Après les hommages des César en février, le couple Bardem-Cruz ouvre le 71e Festival de Cannes dans le nouveau film d’Asghar Farhadi
Cannes 2018 (compétition). Pouvait-il en être autrement ? Un distributeur propose au Festival de Cannes le nouveau film d’un réalisateur multi-récompensé avec l’un des couples les plus glamour de la planète cinéma actuel. Comment refuser telle ouverture pour son plus grand festival de cinéma au monde ? Et bingo. Memento décroche la timbale. Le film est même adoubé en compétition, fait assez rare à une telle place d’introduction. Todo va bene comme on dit en iranien.
Laura est partie vivre en Argentine avec son mari. Elle a deux enfants, une jeune adolescente et un petit garçon bouclé. Elle revient seule avec sa fille et son fils pour le mariage de sa soeur dans son Espagne natale. Rien n’y a bougé. Le clocher au milieu du village. Son ex-amour de jeunesse, vignoble et notable pur sangria. Tout est là. Quand soudain Irene son aînée disparaît au cœur de la nuit de noces, le chateau de cartes s’effondre.
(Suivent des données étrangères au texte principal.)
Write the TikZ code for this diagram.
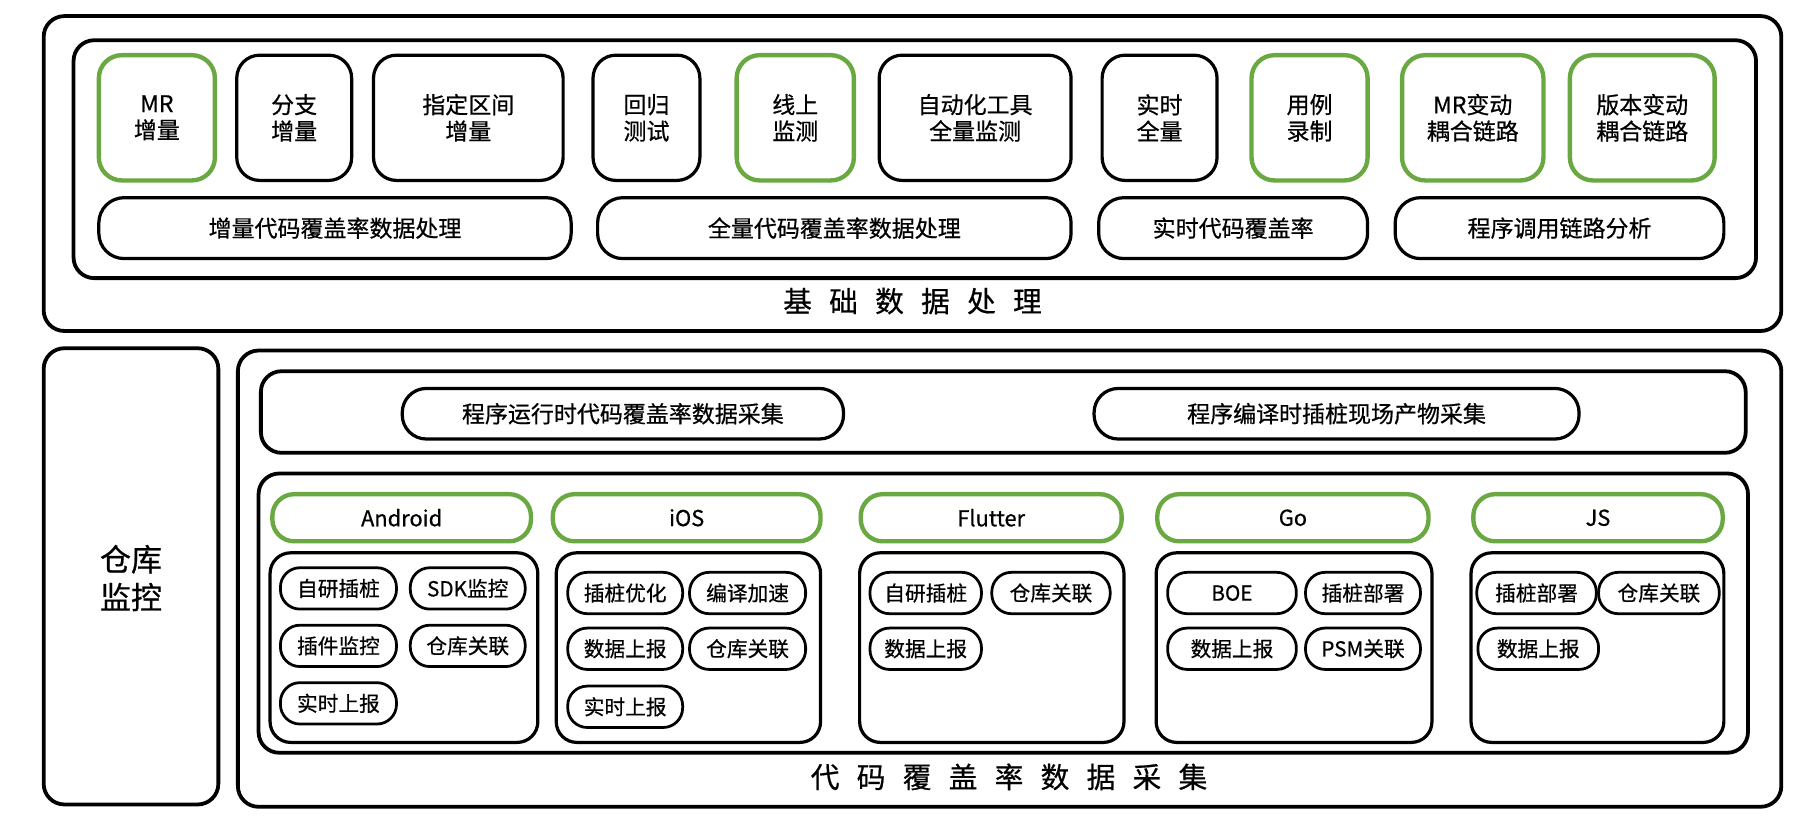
\documentclass[tikz,border=0pt]{standalone}
\usepackage{fontspec}
\setmainfont{Noto Sans CJK SC}[FakeBold=0.6]
\usetikzlibrary{positioning}

\definecolor{leafgreen}{RGB}{106,168,66}
\newcommand{\gap}{\hspace{15pt}}

\tikzset{
	frame/.style={draw, line width=3.3pt, rounded corners=18pt},
	cell/.style={draw, line width=2.8pt, rounded corners=20pt, align=center, inner sep=0pt, font=\fontsize{20}{23}\selectfont},
	gcell/.style={cell, draw=leafgreen, line width=3.8pt},
	bar/.style={draw, line width=2.8pt, rounded corners=22pt, inner sep=0pt, minimum height=53, font=\fontsize{20}{23}\selectfont},
	pill/.style={draw, line width=2.4pt, rounded corners=17pt, inner sep=0pt, minimum height=36, font=\fontsize{18}{21}\selectfont},
	head/.style={draw=leafgreen, line width=3.8pt, rounded corners=19pt, inner sep=0pt, minimum height=41, font=\fontsize{19}{21}\selectfont},
	title/.style={font=\fontsize{25}{27}\selectfont}
}

\begin{document}
\begin{tikzpicture}[x=1pt, y=-1pt]
	\useasboundingbox (0,0) rectangle (1568,713);
	
	% basic data processing
	\draw [frame] (38,14) rectangle (1550,288);
	\draw [frame] (64,35) rectangle (1528,242);
	
	\foreach \n/\a/\b/\t in {fz/206/306/{分支\\增量}, zdqj/325/490/{指定区间\\增量}, hg/516/609/{回归\\测试}, zdh/765/932/{自动化工具\\全量监测}, ss/959/1059/{实时\\全量}}
		\node [cell, minimum width={\b-\a}, minimum height=109] (\n) at ({(\a+\b)/2},102.5) {\t};
	
	\foreach \n/\a/\b/\t in {mr/86/187/{MR\\增量}, xs/641/743/{线上\\监测}, yl/1089/1190/{用例\\录制}, mrbd/1220/1343/{MR变动\\耦合链路}, bbbd/1366/1492/{版本变动\\耦合链路}}
		\node [gcell, minimum width={\b-\a}, minimum height=109] (\n) at ({(\a+\b)/2},102.5) {\t};
	
	\foreach \n/\a/\b/\t in {zlcl/86/497/增量代码覆盖率数据处理, qlcl/520/932/全量代码覆盖率数据处理, ssfg/956/1190/实时代码覆盖率, dyfx/1214/1500/程序调用链路分析}
		\node [bar, minimum width={\b-\a}] (\n) at ({(\a+\b)/2},198.5) {\t};
	
	\node [title] (jc) at (794,262) {基\gap 础\gap 数\gap 据\gap 处\gap 理};
	
	% repository monitoring
	\draw [frame] (38,303) rectangle (190,700);
	\node [font=\fontsize{27}{33}\selectfont, align=center] (ck) at (114,503) {仓库\\监控};
	
	% code coverage collection
	\draw [frame] (207,305) rectangle (1550,702);
	\draw [frame] (227,323) rectangle (1519,394);
	\node [bar, minimum width=384, minimum height=44, rounded corners=21pt] (yx) at (542,360) {程序运行时代码覆盖率数据采集};
	\node [bar, minimum width=422, minimum height=44, rounded corners=21pt] (by) at (1163,360) {程序编译时插桩现场产物采集};
	
	\draw [frame] (225,412) rectangle (1521,655);
	
	\foreach \n/\a/\b/\t in {android/237/462/Android, ios/481/714/iOS, flutter/749/976/Flutter, go/1007/1243/Go, js/1282/1499/JS}
		\node [head, minimum width={\b-\a}] (\n) at ({(\a+\b)/2},450.5) {\t};
	
	\foreach \n/\a/\b in {android/235/468, ios/484/714, flutter/748/978, go/1006/1246, js/1280/1500}
		\draw [frame, line width=2.8pt] (\a,481) rectangle (\b,646);
	
	\foreach \n/\x/\y/\w/\t in {a1/294.5/512/101/自研插桩, a2/407/512/100/SDK监控, a3/294.5/562/101/插件监控, a4/407/562/100/仓库关联, a5/294.5/612/101/实时上报,
		i1/544/516/100/插桩优化, i2/650.5/516/101/编译加速, i3/544/564.5/100/数据上报, i4/650.5/564.5/101/仓库关联, i5/544/615/100/实时上报,
		f1/805.5/516/97/自研插桩, f2/914.5/516/103/仓库关联, f3/805.5/564.5/97/数据上报,
		g1/1072/516/112/BOE, g2/1186/516/100/插桩部署, g3/1072/564.5/112/数据上报, g4/1186/564.5/100/PSM关联,
		j1/1337/516/104/插桩部署, j2/1443.5/516/105/仓库关联, j3/1338.5/564.5/105/数据上报}
		\node [pill, minimum width=\w] (\n) at (\x,\y) {\t};
	
	\node [title] (dm) at (878,676) {代\gap 码\gap 覆\gap 盖\gap 率\gap 数\gap 据\gap 采\gap 集};
\end{tikzpicture}
\end{document}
La première demi-heure du film étonnamment carte postale vire au drame tendance Faîtes entrer l’accusé mais point de Nordal Lelandais dans le coin -on pense forcément à l’affaire Maëlys- ça en est même assez troublant. Les visages de ces acteurs tout puissants en sur-jeu total pendant une très longue introduction se figent. Méthode poker face. Penelope pleure beaucoup. Javier fait sa tête des mauvais jours. Et commence alors une très longue et pénible enquête classique. L’impression d’avoir vu cela mille fois avant et bien mieux raconté. Impossible de ne pas penser à deux chefs-d’oeuvre du genre, Mystic River de Clint Eastwood et Caché de Michael Haneke. Deux films aussi en compétition à Cannes à l’époque avec des scénarios et des mises en scène autrement plus passionnants.
Il ne faudrait pas qu’Asghar Fahradi entame une carrière de globe-trotter plat et paresseux, déclinant de grosses ficelles de scripts pays par pays. Farhadi en Espagne après Farhadi à Paris. N’est pas les Charlots qui veut monsieur Asghar !
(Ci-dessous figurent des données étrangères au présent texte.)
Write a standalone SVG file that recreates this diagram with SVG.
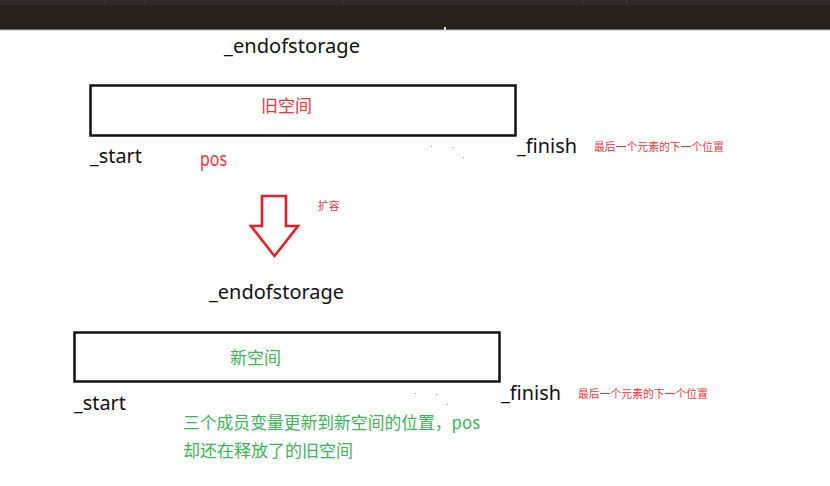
<svg xmlns="http://www.w3.org/2000/svg" width="830" height="486" viewBox="0 0 830 486">
<style>
.lbl{font-family:"Noto Sans","Liberation Sans",sans-serif;font-size:20px;fill:#111}
.cjk{font-family:"Noto Sans CJK SC","Noto Sans",sans-serif}
.red{fill:#f0343c}
.grn{fill:#3cb558}
.box{fill:none;stroke:#111;stroke-width:2.5}
.note{font-size:10.8px}
.speck{fill:#9a9a9a}
</style>
<rect x="0" y="0" width="830" height="30" fill="#27211c"/>
<rect x="0" y="0" width="830" height="5" fill="#2e2b27"/>
<g fill="#45413c">
<rect x="105" y="0" width="1" height="5"/><rect x="145" y="0" width="1" height="5"/><rect x="342" y="0" width="1" height="5"/><rect x="582" y="0" width="1" height="5"/><rect x="626" y="0" width="1" height="5"/>
</g>
<rect x="0" y="29.5" width="830" height="1" fill="#bdbdbd"/>
<rect x="444" y="27" width="2" height="3" fill="#e8e8e8"/>

<g id="old-space">
<text class="lbl" x="224" y="53" textLength="136" lengthAdjust="spacingAndGlyphs">_endofstorage</text>
<rect class="box" x="90.5" y="85.5" width="425" height="50"/>
<text class="cjk red" x="261" y="112" font-size="17">旧空间</text>
<text class="lbl" x="90" y="163" textLength="52" lengthAdjust="spacingAndGlyphs">_start</text>
<text class="lbl red" x="200" y="166" font-size="17" textLength="27" lengthAdjust="spacingAndGlyphs">pos</text>
<text class="lbl" x="517" y="153" textLength="60" lengthAdjust="spacingAndGlyphs">_finish</text>
<text class="cjk red note" x="594" y="151" textLength="130" lengthAdjust="spacingAndGlyphs">最后一个元素的下一个位置</text>
<rect class="speck" x="431" y="146" width="1" height="1"/><rect class="speck" x="452" y="147" width="1.5" height="1"/><rect class="speck" x="463" y="157" width="1" height="1"/>
</g>

<g id="connectors">
<path d="M262,196 H286 V226 H298 L274.5,256 L251,226 H262 Z" fill="none" stroke="#ec1c24" stroke-width="2.6" stroke-linejoin="miter"/>
<text class="cjk red note" x="318" y="210">扩容</text>
</g>

<g id="new-space">
<text class="lbl" x="209" y="299" textLength="135" lengthAdjust="spacingAndGlyphs">_endofstorage</text>
<rect class="box" x="74.5" y="332.5" width="425" height="49"/>
<text class="cjk grn" x="230" y="364" font-size="17">新空间</text>
<text class="lbl" x="74" y="410" textLength="52" lengthAdjust="spacingAndGlyphs">_start</text>
<text class="lbl" x="501" y="400" textLength="60" lengthAdjust="spacingAndGlyphs">_finish</text>
<text class="cjk red note" x="578" y="398" textLength="130" lengthAdjust="spacingAndGlyphs">最后一个元素的下一个位置</text>
<rect class="speck" x="415" y="393" width="1" height="1"/><rect class="speck" x="436" y="394" width="1.5" height="1"/><rect class="speck" x="447" y="404" width="1" height="1"/>
</g>

<g id="note">
<text class="cjk grn" x="183" y="429" font-size="17" textLength="297" lengthAdjust="spacingAndGlyphs">三个成员变量更新到新空间的位置，pos</text>
<text class="cjk grn" x="183" y="457" font-size="17">却还在释放了的旧空间</text>
</g>
</svg>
Certes, mais déjà au cœur de l’hiver les premiers bruissements venus d’Espagne ne disaient rien qui vaille. Asghar Farhadi ne parle pas espagnol et aurait eu du mal à diriger ses tempéraments ibériques sur le tournage (Penelope Cruz, Javier Bardem et l’argentin Ricardo Darin). Farhadi semblant bien vouloir transposer ses lubies passées (des secrets, des familles, des secrets de famille) à l’humeur des Cruz-Bardem.
On passera assez vite sur la gêne occasionnée par senora Cruz, mère courage et lacrymale au maquillage waterproof quasi permanent ou le manque de relief abyssal du personnage de Ricardo Darin. On aurait tendance à ne sauver que l’ami Javier Bardem, pour une fois dirons-nous. Il faut dire que sa dernière venue à Cannes reste encore dans toutes les mémoires chez Sean Penn dans The Last Face.